Friday, January 22, 2021
* noted as presenting author
Bridget Weller, Ph.D., Associate Professor, Western Michigan University, MI
Winifred Wilson, MA, Doctoral Student, Western Michigan University, Kalamazoo, MI
Melinda McCormick, PhD, Assistant Professor, Western Michigan University, Kalamazoo, MI
Jessica Gladden, PhD, Assistant Professor, Western Michigan University, Kalamazoo, MI
Andrea Hopkins, JD, MSW Student, Western Michigan University, Kalamazoo
Background and Purpose: Although lectures are helpful in sharing information with students, an over reliance on this teaching approach may hinder student learning. In fact, current science indicates that students retain information longer when instructors use interactive and application-based activities in the classroom. Despite research documenting the importance of specific activities, a gap in the literature remains as to whether integrating multiple evidence-based approaches are effective when teaching trauma content related to vulnerable populations. The purpose of this explanatory mixed-methods study was to evaluate the effectiveness of integrating evidence-based instructional strategies in a graduate-level course on trauma and black adolescents. This study addressed the following research question: How does qualitative information gathered from graduate students help explain any quantitative differences in confidence and skills when working with black adolescents who experience trauma?

Methods: This explanatory sequential mixed-methods study used a sample of students who participated in a graduate-level course titled “Trauma and Black Adolescents.” The sampling frame included any student who participated in one of the five sections of the course. Quantitative data were gathered using a retrospective pretest-posttest design. Students volunteered at the end of the course to rate their confidence and skills both prior to starting the course (retrospective pretest data) and at the conclusion of the course (post-test data). Data were analyzed using Mplus 8.4, and missing data was addressed using FMIL. A total of 56 individuals completed the anonymous pretest/post-test assessment, yielding a response rate of 88%. This sample was 86% female and 43% identified as first-generation college students. A majority of the sample identified as non-Hispanic white (57%) followed by non-Hispanic black (25%).

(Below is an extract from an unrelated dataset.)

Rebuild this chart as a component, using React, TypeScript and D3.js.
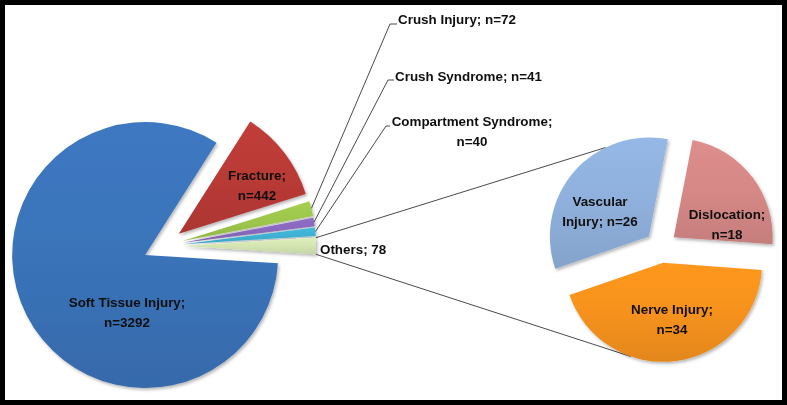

Qualitative data were collected from 12 graduate students who participated in either an interview or focus group. All qualitative data were digitally recorded and transcribed. Nvivo 12 qualitative software was used for data management. Emergent themes were systematically identified as informed by grounded theory methods. Using the same sampling frame, a total of 12 individuals volunteered to participate in the study. 10 participants engaged in qualitative interviews and 2 participants were in a focus group. A majority of the samples was female (83%) and 41% identified as black, 41% as white and the remaining as multiracial.

Results: Results from the paired sample t-test indicated significant improvements for all items measured. For example, students’ confidence in applying research-informed interventions for the intended population were found, with mean scores for “before” (M=1.90, SD=1.08) and mean scores for “after” the course (M=3.45, SD=.85) conditions; t(30)=10.14, p <.001). Results from the interviews and focus group indicated that students thought changes in score were related to the following instructional activities: guided note taking, group discussions, role-plays, group presentations, and choice of a final assignment based on learning needs.

Conclusion: Results indicated that students perceived an improvement in their confidence and skills working with black adolescents exposed to trauma, which students described as occurring because of specific instructional activities.